- **Task statement**
Using the listing below, give again exactly the lines from the line with "Write a Python" to the line with "filled_err = [0.022, 0.040, 0.015, 0.035, 0.012, 0.066, 0.024]", inclusive, without the pictures.

- **Input material**

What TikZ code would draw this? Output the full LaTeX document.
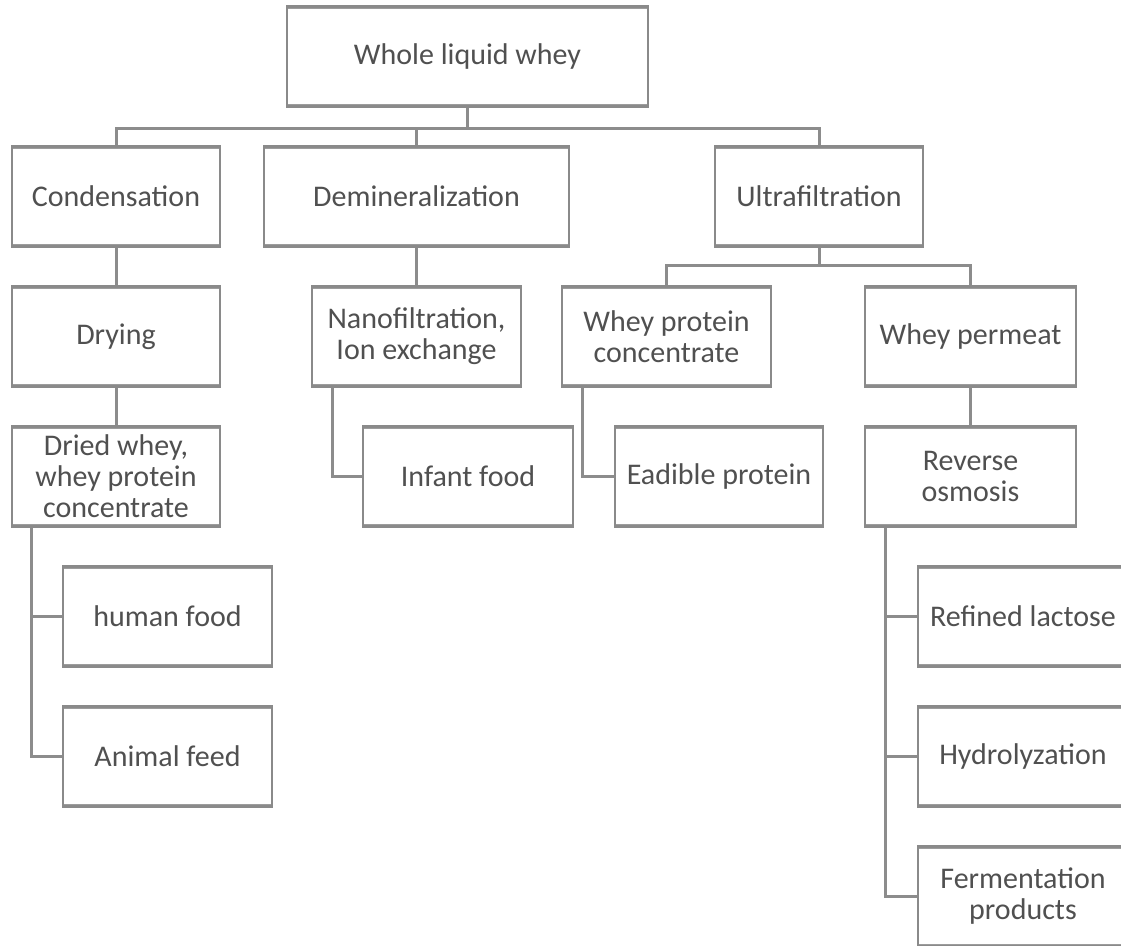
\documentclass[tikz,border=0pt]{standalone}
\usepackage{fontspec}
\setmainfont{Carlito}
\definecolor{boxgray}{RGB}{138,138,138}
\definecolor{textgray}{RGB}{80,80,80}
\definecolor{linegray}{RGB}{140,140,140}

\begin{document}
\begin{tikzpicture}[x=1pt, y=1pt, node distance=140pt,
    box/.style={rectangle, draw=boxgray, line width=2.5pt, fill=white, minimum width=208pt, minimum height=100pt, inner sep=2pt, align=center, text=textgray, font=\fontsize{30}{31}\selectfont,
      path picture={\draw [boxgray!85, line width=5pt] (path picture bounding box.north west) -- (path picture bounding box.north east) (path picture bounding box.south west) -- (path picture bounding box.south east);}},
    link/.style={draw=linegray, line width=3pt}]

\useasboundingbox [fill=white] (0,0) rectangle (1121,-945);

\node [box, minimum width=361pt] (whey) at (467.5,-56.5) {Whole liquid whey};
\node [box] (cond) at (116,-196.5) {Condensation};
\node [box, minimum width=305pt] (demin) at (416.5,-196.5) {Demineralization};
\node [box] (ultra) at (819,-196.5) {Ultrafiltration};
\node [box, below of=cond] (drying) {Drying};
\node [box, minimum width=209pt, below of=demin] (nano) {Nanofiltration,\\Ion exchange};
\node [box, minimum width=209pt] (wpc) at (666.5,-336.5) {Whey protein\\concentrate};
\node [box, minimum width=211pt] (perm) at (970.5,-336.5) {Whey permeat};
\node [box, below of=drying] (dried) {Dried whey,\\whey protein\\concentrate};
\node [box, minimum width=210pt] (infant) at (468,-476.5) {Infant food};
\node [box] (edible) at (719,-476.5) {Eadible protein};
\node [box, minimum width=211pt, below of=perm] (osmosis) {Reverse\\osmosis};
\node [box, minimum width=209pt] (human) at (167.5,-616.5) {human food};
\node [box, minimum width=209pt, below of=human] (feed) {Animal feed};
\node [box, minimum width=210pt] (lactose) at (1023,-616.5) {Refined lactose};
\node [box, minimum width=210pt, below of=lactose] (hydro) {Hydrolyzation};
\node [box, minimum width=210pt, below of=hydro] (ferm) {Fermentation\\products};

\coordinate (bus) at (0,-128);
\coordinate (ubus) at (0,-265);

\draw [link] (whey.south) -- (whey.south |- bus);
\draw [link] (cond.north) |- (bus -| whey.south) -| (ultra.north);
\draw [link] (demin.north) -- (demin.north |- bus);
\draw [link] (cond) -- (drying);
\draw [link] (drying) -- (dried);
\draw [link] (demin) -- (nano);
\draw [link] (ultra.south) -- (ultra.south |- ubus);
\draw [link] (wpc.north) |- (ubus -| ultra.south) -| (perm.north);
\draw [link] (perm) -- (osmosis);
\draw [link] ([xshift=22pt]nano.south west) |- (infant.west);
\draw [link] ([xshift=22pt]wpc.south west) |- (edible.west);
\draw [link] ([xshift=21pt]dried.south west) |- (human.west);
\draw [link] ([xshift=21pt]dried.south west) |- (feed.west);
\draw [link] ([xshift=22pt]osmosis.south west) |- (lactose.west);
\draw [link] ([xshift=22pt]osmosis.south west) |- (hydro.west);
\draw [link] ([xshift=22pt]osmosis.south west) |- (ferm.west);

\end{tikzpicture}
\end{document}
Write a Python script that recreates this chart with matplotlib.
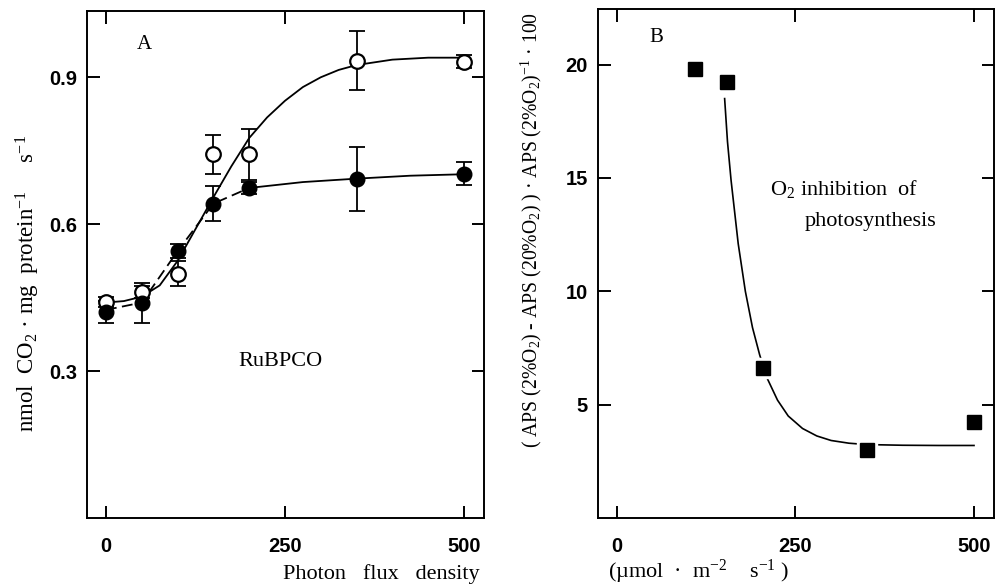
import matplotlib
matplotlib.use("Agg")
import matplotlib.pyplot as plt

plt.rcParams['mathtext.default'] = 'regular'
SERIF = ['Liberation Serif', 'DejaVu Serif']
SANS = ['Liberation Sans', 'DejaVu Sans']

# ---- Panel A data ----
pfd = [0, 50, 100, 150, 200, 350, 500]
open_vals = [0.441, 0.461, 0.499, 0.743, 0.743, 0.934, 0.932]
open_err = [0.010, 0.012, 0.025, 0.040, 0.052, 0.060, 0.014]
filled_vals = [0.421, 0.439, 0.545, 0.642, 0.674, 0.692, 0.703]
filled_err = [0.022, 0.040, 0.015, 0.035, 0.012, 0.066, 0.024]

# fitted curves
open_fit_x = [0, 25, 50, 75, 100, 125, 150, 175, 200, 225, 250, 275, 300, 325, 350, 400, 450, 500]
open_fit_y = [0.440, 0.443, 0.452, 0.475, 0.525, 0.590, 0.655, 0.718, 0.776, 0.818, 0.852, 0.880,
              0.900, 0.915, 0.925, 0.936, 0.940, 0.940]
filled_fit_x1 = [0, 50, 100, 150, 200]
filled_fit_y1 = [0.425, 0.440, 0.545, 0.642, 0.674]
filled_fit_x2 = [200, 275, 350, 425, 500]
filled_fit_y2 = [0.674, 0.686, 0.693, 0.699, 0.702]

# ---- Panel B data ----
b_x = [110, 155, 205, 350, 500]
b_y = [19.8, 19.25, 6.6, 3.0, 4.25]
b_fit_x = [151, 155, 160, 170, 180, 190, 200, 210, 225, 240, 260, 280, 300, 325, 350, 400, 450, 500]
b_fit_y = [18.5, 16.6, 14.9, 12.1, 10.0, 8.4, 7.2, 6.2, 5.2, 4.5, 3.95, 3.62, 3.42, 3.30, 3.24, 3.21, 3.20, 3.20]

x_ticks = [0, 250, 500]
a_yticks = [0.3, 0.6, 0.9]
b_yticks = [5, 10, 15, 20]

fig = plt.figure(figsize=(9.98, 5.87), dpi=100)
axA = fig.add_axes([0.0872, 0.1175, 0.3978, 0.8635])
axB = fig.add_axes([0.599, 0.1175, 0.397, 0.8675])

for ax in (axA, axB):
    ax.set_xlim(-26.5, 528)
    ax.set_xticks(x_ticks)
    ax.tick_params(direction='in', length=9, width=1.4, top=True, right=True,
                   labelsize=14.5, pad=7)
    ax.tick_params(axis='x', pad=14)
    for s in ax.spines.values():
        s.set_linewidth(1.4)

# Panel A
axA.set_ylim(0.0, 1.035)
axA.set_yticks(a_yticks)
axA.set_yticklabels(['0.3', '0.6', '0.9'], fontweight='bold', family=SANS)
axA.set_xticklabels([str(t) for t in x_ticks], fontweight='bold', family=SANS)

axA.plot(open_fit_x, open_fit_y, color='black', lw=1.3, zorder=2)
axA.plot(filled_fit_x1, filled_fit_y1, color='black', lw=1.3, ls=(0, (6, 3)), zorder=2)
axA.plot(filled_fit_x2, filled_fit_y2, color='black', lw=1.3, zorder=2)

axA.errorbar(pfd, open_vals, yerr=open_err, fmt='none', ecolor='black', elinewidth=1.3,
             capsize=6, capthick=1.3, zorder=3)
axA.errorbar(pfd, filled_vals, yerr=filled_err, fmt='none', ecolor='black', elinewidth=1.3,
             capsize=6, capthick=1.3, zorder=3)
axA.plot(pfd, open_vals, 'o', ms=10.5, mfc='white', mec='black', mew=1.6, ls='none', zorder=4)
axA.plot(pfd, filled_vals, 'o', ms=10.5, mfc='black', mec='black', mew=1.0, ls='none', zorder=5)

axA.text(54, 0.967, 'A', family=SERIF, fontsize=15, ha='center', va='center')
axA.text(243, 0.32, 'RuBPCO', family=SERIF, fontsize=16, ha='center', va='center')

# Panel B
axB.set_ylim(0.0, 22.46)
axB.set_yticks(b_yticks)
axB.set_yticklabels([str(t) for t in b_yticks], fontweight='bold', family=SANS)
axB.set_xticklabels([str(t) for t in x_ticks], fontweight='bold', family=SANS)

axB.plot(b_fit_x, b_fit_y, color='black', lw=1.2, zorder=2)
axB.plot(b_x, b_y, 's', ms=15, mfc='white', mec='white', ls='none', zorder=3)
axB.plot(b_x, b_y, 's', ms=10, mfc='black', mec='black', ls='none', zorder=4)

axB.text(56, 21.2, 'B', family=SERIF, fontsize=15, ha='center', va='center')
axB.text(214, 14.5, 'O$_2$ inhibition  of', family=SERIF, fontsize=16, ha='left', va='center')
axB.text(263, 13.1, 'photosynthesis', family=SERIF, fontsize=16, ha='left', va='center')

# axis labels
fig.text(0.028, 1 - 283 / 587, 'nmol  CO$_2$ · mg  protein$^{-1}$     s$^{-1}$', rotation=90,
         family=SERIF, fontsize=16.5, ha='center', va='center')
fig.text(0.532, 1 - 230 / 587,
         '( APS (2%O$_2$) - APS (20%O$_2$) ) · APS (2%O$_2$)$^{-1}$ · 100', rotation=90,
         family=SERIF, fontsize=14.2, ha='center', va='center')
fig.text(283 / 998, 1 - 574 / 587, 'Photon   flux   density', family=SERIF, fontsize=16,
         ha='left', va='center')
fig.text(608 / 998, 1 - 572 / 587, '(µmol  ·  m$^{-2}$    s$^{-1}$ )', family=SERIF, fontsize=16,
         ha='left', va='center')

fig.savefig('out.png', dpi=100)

--

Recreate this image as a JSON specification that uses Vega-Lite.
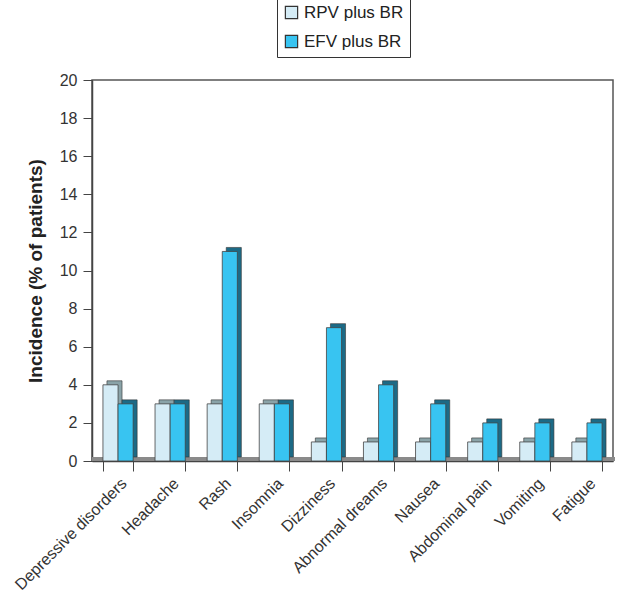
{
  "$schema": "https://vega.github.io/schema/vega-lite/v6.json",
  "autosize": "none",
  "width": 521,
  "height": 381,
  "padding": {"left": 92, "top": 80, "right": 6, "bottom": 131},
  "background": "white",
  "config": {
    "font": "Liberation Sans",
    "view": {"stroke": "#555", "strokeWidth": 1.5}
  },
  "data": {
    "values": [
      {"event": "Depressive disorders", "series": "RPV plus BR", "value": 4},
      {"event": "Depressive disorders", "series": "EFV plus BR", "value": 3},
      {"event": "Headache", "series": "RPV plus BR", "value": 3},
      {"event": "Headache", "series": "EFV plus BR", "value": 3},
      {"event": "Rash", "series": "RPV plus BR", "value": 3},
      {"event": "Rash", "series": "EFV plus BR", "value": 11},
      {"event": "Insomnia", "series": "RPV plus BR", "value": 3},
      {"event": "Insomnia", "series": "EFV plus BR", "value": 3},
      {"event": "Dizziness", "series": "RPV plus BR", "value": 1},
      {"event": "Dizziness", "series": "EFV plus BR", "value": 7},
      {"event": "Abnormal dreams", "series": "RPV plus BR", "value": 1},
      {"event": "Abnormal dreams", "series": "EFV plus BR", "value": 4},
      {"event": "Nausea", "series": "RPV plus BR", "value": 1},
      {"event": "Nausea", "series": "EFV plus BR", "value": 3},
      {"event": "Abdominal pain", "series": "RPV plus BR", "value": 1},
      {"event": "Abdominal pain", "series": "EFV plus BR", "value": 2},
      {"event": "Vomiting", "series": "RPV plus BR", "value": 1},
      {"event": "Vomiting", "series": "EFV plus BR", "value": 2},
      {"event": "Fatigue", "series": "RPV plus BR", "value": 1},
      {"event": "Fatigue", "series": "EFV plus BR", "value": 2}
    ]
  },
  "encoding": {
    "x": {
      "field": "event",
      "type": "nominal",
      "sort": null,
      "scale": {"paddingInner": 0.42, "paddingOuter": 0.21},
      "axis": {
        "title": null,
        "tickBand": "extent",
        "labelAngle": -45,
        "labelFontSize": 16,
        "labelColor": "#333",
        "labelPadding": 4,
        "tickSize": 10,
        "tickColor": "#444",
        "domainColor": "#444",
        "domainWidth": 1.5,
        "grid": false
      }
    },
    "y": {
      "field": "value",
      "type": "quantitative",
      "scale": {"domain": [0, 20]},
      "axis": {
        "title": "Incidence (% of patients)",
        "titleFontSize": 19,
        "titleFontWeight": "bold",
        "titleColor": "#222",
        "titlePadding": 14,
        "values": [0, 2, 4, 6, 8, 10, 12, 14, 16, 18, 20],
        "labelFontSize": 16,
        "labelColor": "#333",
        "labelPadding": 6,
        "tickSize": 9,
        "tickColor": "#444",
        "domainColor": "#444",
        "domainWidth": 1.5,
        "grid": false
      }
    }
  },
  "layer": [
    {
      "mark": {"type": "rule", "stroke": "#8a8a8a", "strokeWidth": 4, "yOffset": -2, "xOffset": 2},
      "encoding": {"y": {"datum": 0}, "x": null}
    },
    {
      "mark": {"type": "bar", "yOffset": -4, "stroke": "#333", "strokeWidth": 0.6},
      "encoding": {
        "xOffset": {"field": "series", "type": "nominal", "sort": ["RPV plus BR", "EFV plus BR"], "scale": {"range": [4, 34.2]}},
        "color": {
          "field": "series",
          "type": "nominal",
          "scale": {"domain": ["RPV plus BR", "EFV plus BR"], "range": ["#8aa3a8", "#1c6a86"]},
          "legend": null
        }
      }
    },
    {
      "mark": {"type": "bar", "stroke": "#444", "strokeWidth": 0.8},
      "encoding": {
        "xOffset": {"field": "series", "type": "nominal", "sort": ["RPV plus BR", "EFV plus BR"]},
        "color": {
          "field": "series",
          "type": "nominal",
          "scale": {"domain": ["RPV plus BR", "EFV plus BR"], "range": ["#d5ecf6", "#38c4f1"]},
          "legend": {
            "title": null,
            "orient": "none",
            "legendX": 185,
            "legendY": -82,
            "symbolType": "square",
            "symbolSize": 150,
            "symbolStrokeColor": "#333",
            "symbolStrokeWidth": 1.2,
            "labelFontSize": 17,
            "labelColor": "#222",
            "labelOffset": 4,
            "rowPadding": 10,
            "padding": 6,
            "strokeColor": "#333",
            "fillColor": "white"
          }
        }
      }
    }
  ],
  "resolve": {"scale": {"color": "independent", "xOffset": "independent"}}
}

- **Result of this exercise**
Write a Python script that recreates this chart with matplotlib.
import matplotlib
matplotlib.use("Agg")
import matplotlib.pyplot as plt

plt.rcParams['mathtext.default'] = 'regular'
SERIF = ['Liberation Serif', 'DejaVu Serif']
SANS = ['Liberation Sans', 'DejaVu Sans']

# ---- Panel A data ----
pfd = [0, 50, 100, 150, 200, 350, 500]
open_vals = [0.441, 0.461, 0.499, 0.743, 0.743, 0.934, 0.932]
open_err = [0.010, 0.012, 0.025, 0.040, 0.052, 0.060, 0.014]
filled_vals = [0.421, 0.439, 0.545, 0.642, 0.674, 0.692, 0.703]
filled_err = [0.022, 0.040, 0.015, 0.035, 0.012, 0.066, 0.024]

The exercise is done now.